Here's the problem: when exactly do I find myself with nothing to do? There is always something that I could be doing -- whether it's helping out family, or grocery shopping, or joining into that super-interesting conversation on Facebook about whether the latest fan theory on Labyrinth is awesome or SUPER-awesome (and if you just missed that reference, you absolutely desperately must go rent it, or Netflix it, or stream it, or whatever the kids are doing these days. No excuses.) -- and thus my expectation that time to be creative will just show up in the form of empty, unscheduled hours on my calendar has left me with very little art produced in the two years since I stopped having to make art for grades. For that matter, even when I was in school, I still wouldn't make art outside of what was assigned. Back then, I attributed it to inspiration fatigue -- but these days, I'm not so sure.

You've probably guessed where this thought process ends up:

Is an artist still an artist if they aren't creating?

 Good golly Miss Molly, I don't have the faintest idea of how to answer that question. The short version is "Yes?" with a question mark because while I wholeheartedly believe everyone has the creative capability to be an artist, and therefore if you identify as an artist, who am I to say differently; but at the same time, being an artist is arguably choosing to make the creative processing of inputs - aka, what most people think of a "creativity" - your life's work. The long version is "Maybe . . ." followed by a long descent into rambling stress about how labels don't really help anyone anyway and how even DaVinci needed to eat, but then again, if I really was an artist, wouldn't I just feel compelled to make art all day long, everyday, and maybe I'm really just in the wrong field . . . You get the idea.

But here's the crux of the issue: instead of existing in a void where I have time to make nothing but art, at the moment I exist in an abyss devoid of art creation -- and that makes me sincerely question what the heck I think I'm doing with my life.

I'm reminded of the stories of the first trans-oceanic explorers, sailing off towards the horizon without any proof that there was going to be something waiting for them out beyond that infinite line of earth meeting sky.
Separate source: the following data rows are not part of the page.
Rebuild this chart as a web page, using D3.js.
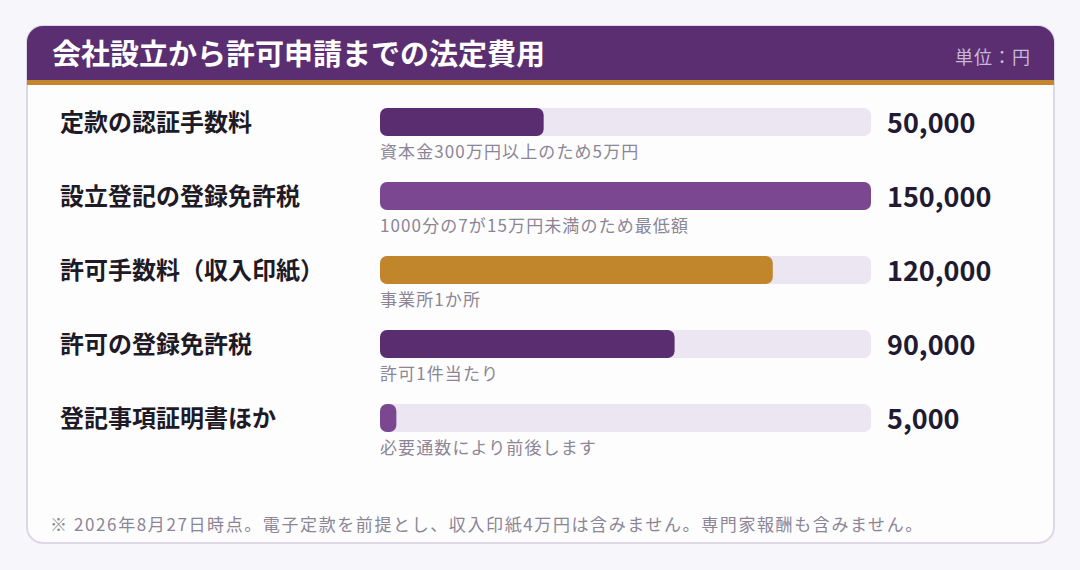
<!DOCTYPE html>
<html lang="ja">
<head>
<meta charset="utf-8">
<script src="https://cdn.jsdelivr.net/npm/d3@7"></script>
<style>
  html, body { margin: 0; padding: 0; background: #f7f6fa; }
  svg { display: block; font-family: "Noto Sans CJK JP", "Noto Sans", sans-serif; }
</style>
</head>
<body>
<div id="chart"></div>
<script>
// Data
const items = ["定款の認証手数料", "設立登記の登録免許税", "許可手数料（収入印紙）", "許可の登録免許税", "登記事項証明書ほか"];
const costs = [50000, 150000, 120000, 90000, 5000];
const notes = ["資本金300万円以上のため5万円", "1000分の7が15万円未満のため最低額", "事業所1か所", "許可1件当たり", "必要通数により前後します"];
const barColors = ["#5a2d70", "#7a4790", "#c1852c", "#5a2d70", "#7a4790"];
const title = "会社設立から許可申請までの法定費用";
const unitLabel = "単位：円";
const footnote = "※ 2026年8月27日時点。電子定款を前提とし、収入印紙4万円は含みません。専門家報酬も含みません。";

const W = 1080, H = 570;
const card = { x: 27, y: 26, w: 1027, h: 517, r: 16, head: 54 };

const svg = d3.select("#chart").append("svg")
    .attr("width", W)
    .attr("height", H);

// card
svg.append("rect")
    .attr("x", card.x).attr("y", card.y)
    .attr("width", card.w).attr("height", card.h)
    .attr("rx", card.r)
    .attr("fill", "#fdfdfe")
    .attr("stroke", "#ddd7e8")
    .attr("stroke-width", 2);

// header (rounded top only)
const clip = svg.append("clipPath").attr("id", "cardclip");
clip.append("rect")
    .attr("x", card.x).attr("y", card.y)
    .attr("width", card.w).attr("height", card.h)
    .attr("rx", card.r);

const head = svg.append("g").attr("clip-path", "url(#cardclip)");
head.append("rect")
    .attr("x", card.x).attr("y", card.y)
    .attr("width", card.w).attr("height", card.head)
    .attr("fill", "#5b2e72");
head.append("rect")
    .attr("x", card.x).attr("y", card.y + card.head)
    .attr("width", card.w).attr("height", 5)
    .attr("fill", "#c4862c");

svg.append("text")
    .attr("x", 52).attr("y", 65)
    .attr("fill", "#ffffff")
    .style("font-size", "29px")
    .style("font-weight", "bold")
    .text(title);

svg.append("text")
    .attr("x", 1031).attr("y", 64)
    .attr("text-anchor", "end")
    .attr("fill", "#c9b9d8")
    .style("font-size", "18px")
    .style("letter-spacing", "1px")
    .text(unitLabel);

// scales
const x = d3.scaleLinear()
    .domain([0, d3.max(costs)])
    .range([380, 871]);

const y = d3.scaleBand()
    .domain(items)
    .range([108, 108 + 74 * items.length])
    .paddingInner(0)
    .align(0);

const barH = 28;

const rows = svg.selectAll("g.row")
    .data(items)
    .join("g")
    .attr("class", "row")
    .attr("transform", d => `translate(0,${y(d)})`);

// track
rows.append("rect")
    .attr("x", x(0))
    .attr("width", x.range()[1] - x(0))
    .attr("height", barH)
    .attr("rx", 7)
    .attr("fill", "#ebe6f1");

// bar
rows.append("rect")
    .attr("x", x(0))
    .attr("width", (d, i) => x(costs[i]) - x(0))
    .attr("height", barH)
    .attr("rx", 7)
    .attr("fill", (d, i) => barColors[i]);

// item label
rows.append("text")
    .attr("x", 60)
    .attr("y", 23)
    .attr("fill", "#1e1a26")
    .style("font-size", "24px")
    .style("font-weight", "bold")
    .text(d => d);

// value
rows.append("text")
    .attr("x", 887)
    .attr("y", 25)
    .attr("fill", "#221a33")
    .style("font-size", "27px")
    .style("font-weight", "bold")
    .text((d, i) => d3.format(",")(costs[i]));

// note under bar
rows.append("text")
    .attr("x", 380)
    .attr("y", 50)
    .attr("fill", "#8b8596")
    .style("font-size", "17px")
    .style("letter-spacing", "1.1px")
    .text((d, i) => notes[i]);

// footnote
svg.append("text")
    .attr("x", 50).attr("y", 531)
    .attr("fill", "#8b8596")
    .style("font-size", "17px")
    .style("letter-spacing", "1.6px")
    .text(footnote);
</script>
</body>
</html>
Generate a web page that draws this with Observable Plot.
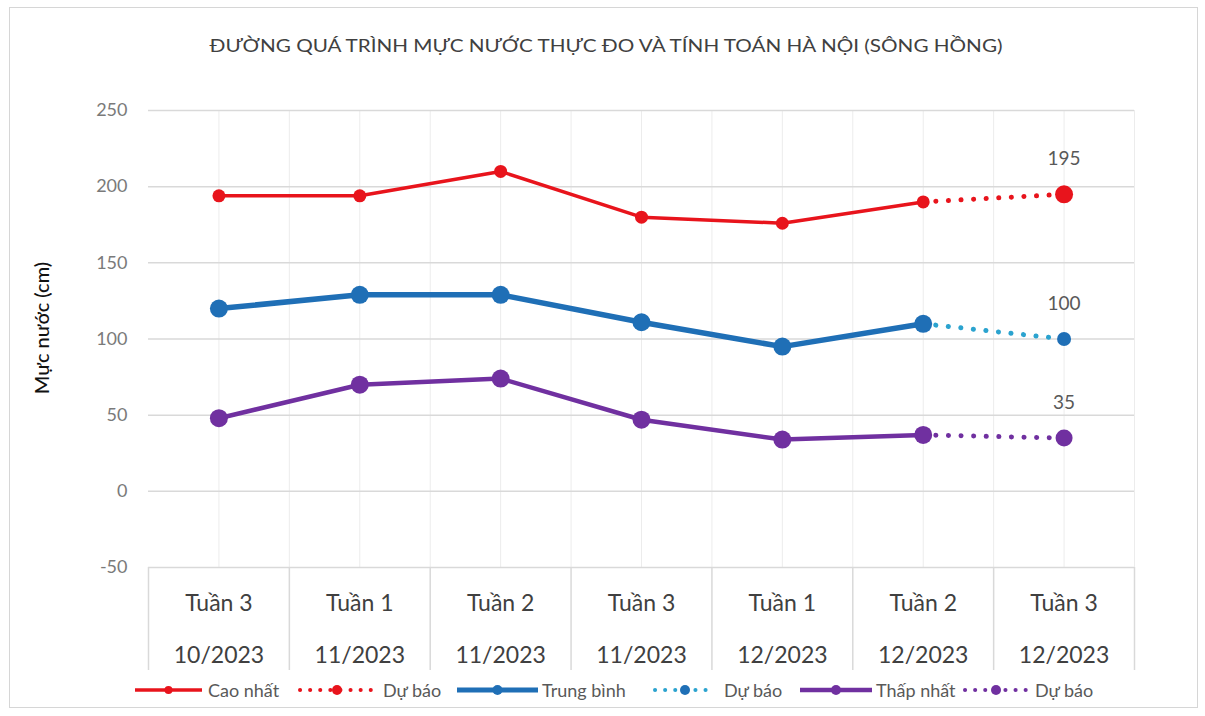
<!DOCTYPE html>
<html><head><meta charset="utf-8">
<script src="https://cdn.jsdelivr.net/npm/d3@7"></script>
<script src="https://cdn.jsdelivr.net/npm/@observablehq/plot@0.6"></script>
<style>
body{margin:0;background:#fff;font-family:Lato,"Open Sans",sans-serif;}
#frame{position:absolute;left:9px;top:7px;width:1189px;height:701px;border:1px solid #d6d6d6;box-sizing:border-box;}
#title{position:absolute;left:0;top:28px;}
#chart{position:absolute;left:0;top:80px;}
.lg{position:absolute;top:680px;height:20px;}
.lt{position:absolute;top:679px;font-size:18px;color:#595959;line-height:22px;white-space:nowrap;}
</style></head>
<body>
<div id="frame"></div>
<svg id="title" width="1205" height="34"><text x="606" y="24" text-anchor="middle" font-family="Lato, sans-serif" font-size="18" fill="#404040" textLength="793" lengthAdjust="spacingAndGlyphs">ĐƯỜNG QUÁ TRÌNH MỰC NƯỚC THỰC ĐO VÀ TÍNH TOÁN HÀ NỘI (SÔNG HỒNG)</text></svg>
<div id="chart"></div>
<div id="legend"></div>
<script>
// ---- data ----
const weeks  = ["Tuần 3","Tuần 1","Tuần 2","Tuần 3","Tuần 1","Tuần 2","Tuần 3"];
const months = ["10/2023","11/2023","11/2023","11/2023","12/2023","12/2023","12/2023"];
const caoNhat   = [194, 194, 210, 180, 176, 190];
const trungBinh = [120, 129, 129, 111, 95, 110];
const thapNhat  = [48, 70, 74, 47, 34, 37];
const caoNhatDuBao   = [190, 195];
const trungBinhDuBao = [110, 100];
const thapNhatDuBao  = [37, 35];
const yTicks = [-50, 0, 50, 100, 150, 200, 250];
const legendNames = ["Cao nhất","Dự báo","Trung bình","Dự báo","Thấp nhất","Dự báo"];

// ---- build tables ----
const obs = arr => arr.map((v, i) => ({i, v}));
const fc = (arr, start) => arr.map((v, k) => ({i: start + k, v}));
const cats = weeks.map((w, i) => ({i, w, m: months[i]}));

const RED = "#e8141c", BLUE = "#1f6fb6", BLUE_DOT = "#2ba3cf", PURPLE = "#7030a0";

const W = 1205, H = 600, mT = 30, mB = 113, mL = 148, mR = 71;
const unitPerPx = (yTicks[yTicks.length-1] - yTicks[0]) / (H - mT - mB);
const tableBottom = yTicks[0] - 103 * unitPerPx;
const halfSteps = d3.range(0, 2 * weeks.length).map(k => k / 2);      // centers + boundaries
const bounds = d3.range(0, weeks.length + 1).map(k => k - 0.5);

const dotted = {strokeDasharray: "0.1 12.5", strokeLinecap: "round", strokeWidth: 5};

const chart = Plot.plot({
  width: W, height: H,
  marginTop: mT, marginBottom: mB, marginLeft: mL, marginRight: mR,
  x: {type: "linear", domain: [-0.5, weeks.length - 0.5], axis: null},
  y: {domain: [yTicks[0], yTicks[yTicks.length-1]], axis: null},
  style: {fontFamily: "Lato, 'Open Sans', sans-serif", background: "transparent"},
  marks: [
    Plot.ruleX(halfSteps, {y1: yTicks[0], y2: yTicks[yTicks.length-1], stroke: "#ececec", strokeWidth: 1}),
    Plot.ruleY(yTicks, {stroke: "#d9d9d9", strokeWidth: 1.5}),
    Plot.ruleX(bounds, {y1: yTicks[0], y2: tableBottom, stroke: "#d9d9d9", strokeWidth: 1.5}),
    Plot.axisY(yTicks, {tickSize: 0, tickPadding: 21, fontSize: 18, color: "#7a7a7a", label: null, tickFormat: d => String(d)}),
    Plot.text(["Mực nước (cm)"], {frameAnchor: "left", textAnchor: "middle", dx: -106, dy: -11, rotate: -90, fontSize: 20, fill: "#111", fontWeight: 500}),
    Plot.text(cats, {x: "i", y: yTicks[0], text: "w", dy: 36, fontSize: 23, fill: "#404040"}),
    Plot.text(cats, {x: "i", y: yTicks[0], text: "m", dy: 88, fontSize: 23, fill: "#404040"}),
    // forecasts (dotted)
    Plot.line(fc(caoNhatDuBao, 5), {x: "i", y: "v", stroke: RED, ...dotted}),
    Plot.line(fc(trungBinhDuBao, 5), {x: "i", y: "v", stroke: BLUE_DOT, ...dotted}),
    Plot.line(fc(thapNhatDuBao, 5), {x: "i", y: "v", stroke: PURPLE, ...dotted}),
    // observed
    Plot.line(obs(caoNhat), {x: "i", y: "v", stroke: RED, strokeWidth: 3.5}),
    Plot.line(obs(trungBinh), {x: "i", y: "v", stroke: BLUE, strokeWidth: 5.5}),
    Plot.line(obs(thapNhat), {x: "i", y: "v", stroke: PURPLE, strokeWidth: 4.5}),
    Plot.dot(obs(caoNhat), {x: "i", y: "v", r: 6.5, fill: RED}),
    Plot.dot(obs(trungBinh), {x: "i", y: "v", r: 9, fill: BLUE}),
    Plot.dot(obs(thapNhat), {x: "i", y: "v", r: 9, fill: PURPLE}),
    Plot.dot(fc(caoNhatDuBao, 5).slice(1), {x: "i", y: "v", r: 9, fill: RED}),
    Plot.dot(fc(trungBinhDuBao, 5).slice(1), {x: "i", y: "v", r: 7, fill: BLUE}),
    Plot.dot(fc(thapNhatDuBao, 5).slice(1), {x: "i", y: "v", r: 8.5, fill: PURPLE}),
    // value labels
    Plot.text([...fc(caoNhatDuBao,5).slice(1), ...fc(trungBinhDuBao,5).slice(1), ...fc(thapNhatDuBao,5).slice(1)],
      {x: "i", y: "v", text: d => String(d.v), dy: -35, fontSize: 19, fill: "#595959"})
  ]
});
document.getElementById("chart").appendChild(chart);

// ---- legend ----
const legendItems = [
  {x1: 135, x2: 202, color: RED, dot: false, r: 4, sw: 3.5, tx: 208},
  {x1: 297, x2: 377, color: RED, dot: true, r: 5, sw: 4, tx: 383},
  {x1: 457, x2: 538, color: BLUE, dot: false, r: 5, sw: 5, tx: 542},
  {x1: 652, x2: 718, color: BLUE_DOT, mc: BLUE, dot: true, r: 5, sw: 4, tx: 724},
  {x1: 800, x2: 872, color: PURPLE, dot: false, r: 5, sw: 4.5, tx: 876},
  {x1: 962, x2: 1030, color: PURPLE, dot: true, r: 5, sw: 4, tx: 1035}
];
const lg = document.getElementById("legend");
legendItems.forEach((it, k) => {
  const w = it.x2 - it.x1;
  const s = document.createElementNS("http://www.w3.org/2000/svg", "svg");
  s.setAttribute("class", "lg"); s.setAttribute("width", w); s.setAttribute("height", 20);
  s.style.left = it.x1 + "px";
  const dash = it.dot ? 'stroke-dasharray="0.1 10" stroke-linecap="round"' : "";
  s.innerHTML = `<line x1="${it.dot?3:0}" x2="${w-(it.dot?3:0)}" y1="10" y2="10" stroke="${it.color}" stroke-width="${it.sw}" ${dash}/>` +
    `<circle cx="${w/2}" cy="10" r="${it.r}" fill="${it.mc || it.color}"/>`;
  lg.appendChild(s);
  const t = document.createElement("span");
  t.className = "lt"; t.style.left = it.tx + "px"; t.textContent = legendNames[k];
  lg.appendChild(t);
});
</script>
</body></html>
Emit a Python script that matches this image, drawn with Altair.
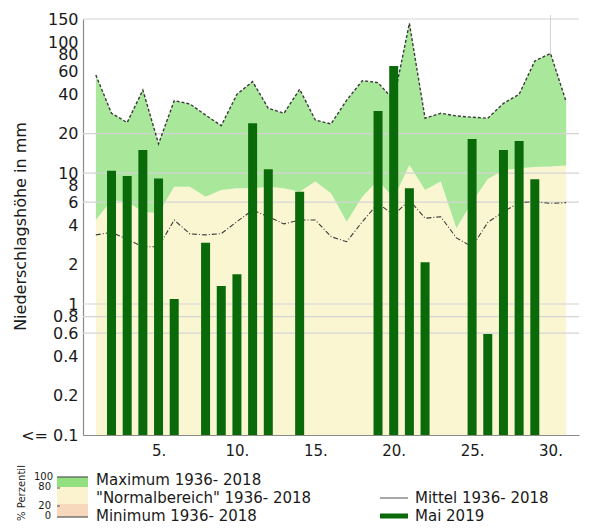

It takes faith to embark on such a voyage: that the water will give way to land, that the void will eventually become repopulated with something, and I'm not interested in turning back now -- but in the meantime, when it comes to art, I feel like I'm piloting a very small skiff into a vast and immeasurable darkness, where my inability (unwillingness?) to make time to create leaves me without oars or sail. That's a frightening thought.

I know, it sounds melodramatic. And in some ways it is -- there are far worse things in the world than being busy with family and friends and work and day-to-day life. But if we're going to truly change the way the creative world, and the world at large, currently does business, we have to stop only talking about the pretty, happy, pulled-together front that so many of us use to disguise how genuinely lost we are, because of some feeling that we don't 'deserve' to feel lost. That kind of pretense helps nobody.